Les pompiers, eux, arrivent vingt minutes plus tard pour prodiguer les premiers soins à la victime, dont l’hémorragie a été stoppée par les passants. Deux fonctionnaires montent dans leur véhicule, qui s’éloigne, à quelques centaines de mètres plus loin, pour transférer la victime dans un camion de réanimation.

« C’est très courant dans ce genre de situation que les pompiers demandent à des fonctionnaires de les accompagner pour des raisons de sécurité », rapporte Luc Poignant, membre du syndicat Unité SGP Police. « Quand une personne est blessée, les policiers l’accompagnent parfois, surtout quand la victime est seule, ce qui était le cas », abonde la préfecture de police de Paris.

L’utilisation de grenades de désencerclement contestée

Selon les témoins sur place, au moment de son transfert dans le camion de réanimation, la victime a poussé des hurlements, notamment contre les pompiers.
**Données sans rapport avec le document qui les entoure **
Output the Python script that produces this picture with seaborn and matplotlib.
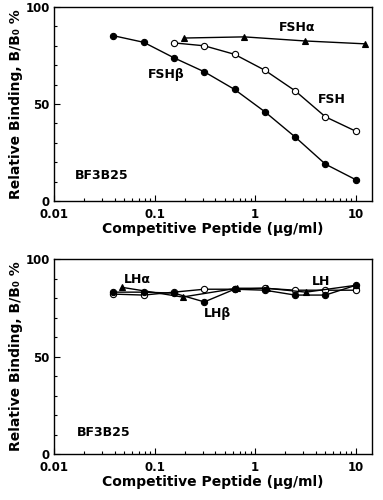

L’état de la victime n’est pas stabilisé, rapporte le parquet de Paris :

« Il est toujours à l’hôpital, son état n’est pas stable, il n’a pas pu être entendu. »

Selon les premiers éléments de l’enquête communiqués par le parquet de Paris, les forces de l’ordre ont bien eu recours « à une grenade de désencerclement ». Ces dernières, qui projettent des plots de caoutchouc en explosant, peuvent blesser gravement en cas d’utilisation inappropriée. Les forces de l’ordre ont en principe pour consigne de s’en servir en cas de danger, par exemple lorsqu’elles sont en « situation d’encerclement ou de prise à partie par des bandes armées ». Elles doivent également les lancer au sol.

Au regard des éléments rapportés par les témoins sur place, la posture de non-violence des manifestants ne justifiait pas d’avoir recours à cette arme non létale, estime John :

« L’usage des grenades de désencerclement doit permettre de se dégager face à un péril imminent, quand les forces de l’ordre sont acculées. Or là, dans ce mouvement social, elles les utilisent pour ouvrir une charge. C’est quelque chose qu’on n’avait pas vu dans les mobilisations précédentes. »

Deux mois après le début de la mobilisation, cette nouvelle enquête porte à trois le nombre d’investigations menées par l’IGPN concernant des faits de violences policières commises à l’encontre de lycéens ou de manifestants.